Many sought more action and coordination from government to prepare for historic rainfalls that are expected to become more common because of climate change. Others objected to the Park Board’s plans to dramatically reduce pumping of groundwater from flood-prone Hiawatha Golf Course.
“When you know what’s coming, then you have to help your cities become resilient,” said Joan Soholt, who has been organizing over the issue, in an interview. “And if you know that your infrastructure is already problematic — because it’s historically been that way — then you better start thinking ahead, because you end up with flooded homes.”
Soholt told the meeting that mapping out the problems has been difficult because some people are afraid to speak up out of concern for their home values. She said a neighbor’s home sale fell through after the water issues came to light.
Rep. Jean Wagenius, DFL-Minneapolis, told the crowd that there will be bigger rain events in the future.
“We’ve known this for years and years and years,” Wagenius said. “The problem is that government has not yet adapted to that change.”
Rooting out the causes of the problem and finding possible solutions has required coordination among a dizzying number of government agencies responsible for land and water use around Minnehaha Creek. The creek drains a critical part of the metro, from Lake Minnetonka to the Mississippi River.
The creek also serves as an outflow for Lake Nokomis, but only when creek levels are low enough to open a barrier that separates the two bodies of water. Soholt would like to see cities upstream “deal with the water where it falls” rather than expelling it into the creek.
The Minnehaha Creek Watershed District is leading an effort to condense more than 70 studies into one report. Professors from the University of Minnesota will then review it.
The agencies sent out an update Tuesday saying this year will be one of the wettest in recorded Twin Cities history, bookending what is already the wettest documented six-year period. The rains have raised shallow groundwater levels and bumped Lake Nokomis about 8 inches higher than last year.
James Wisker, administrator of the watershed district, said it is clear that unprecedented rains are contributing to the problem. But the study is examining the specific elements affecting its flow.

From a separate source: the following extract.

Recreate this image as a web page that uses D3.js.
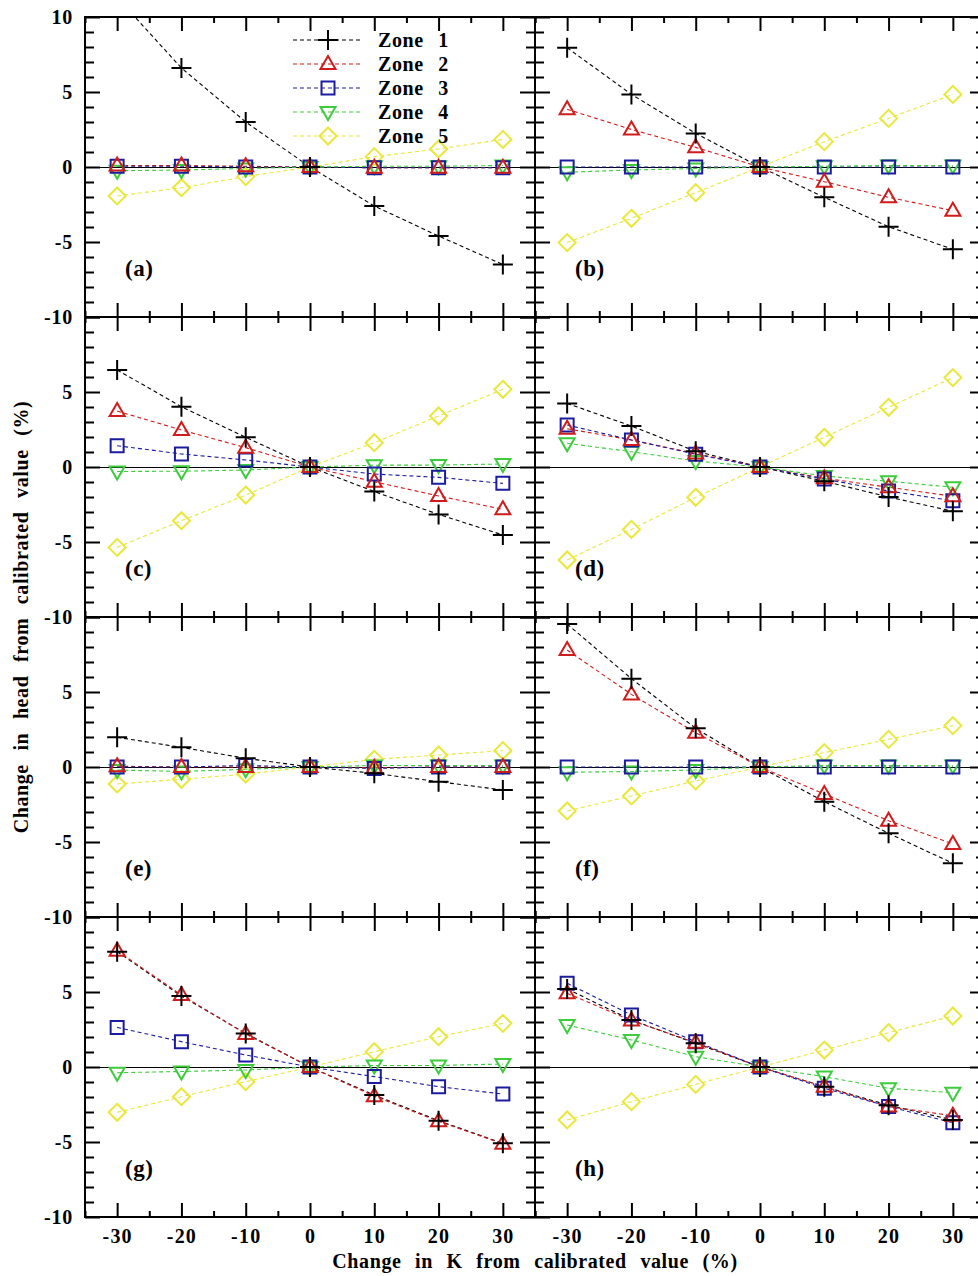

“What’s the impact of local geology on it? Or local infrastructure? Or development?” Wisker said. “Are there other factors that are influencing how that rain is recharging groundwater and expressing itself in the neighborhood?”
Stephanie Johnson, Minneapolis’ director of surface water and sewers, said the city has heard anecdotally from residents about rising costs to perform repair work. City permit data show fewer lateral repairs in this area compared with last year.
Homeowners are responsible for repairs to the laterals, the pipes that connect home sewer and water to the city mainlines running down the street. The city this July informed Amy Moeller, who lives near Nokomis, that the lateral serving her home and her neighbor’s needed to be repaired. It had opened a sinkhole in the street.
Few of the contractors on the city’s list would even call her back. Because of the groundwater issues and a particularly deep pipe, the work is going to cost roughly $30,000, split with her neighbor. The city offers financing so residents can pay for such costly jobs over time through their taxes.
“It’s been a nightmare,” Moeller said. “I have spent literally hours and hours and hours educating myself, making phone calls, doing e-mails, talking to [the city] about how does this financing work? I mean, we don’t know. We don’t have $15,000 to fork over.”
The work will be performed by Cichy’s Water and Sewer. Mark Cichy, project manager for the firm, said a typical repair might cost about $12,000. But removing groundwater can be unpredictable and sometimes take several days.
“If there’s groundwater, you can just easily take the number and double it,” Cichy said. “You try to put a straight number on it. But sometimes when you’re digging in the ground, it can be so saturated.”
He added that the repairs can have a ripple effect on nearby properties.
“It’s usually about every six months in that area, you’ll fix one and another one will pop up because the pressure just increased,” Cichy said.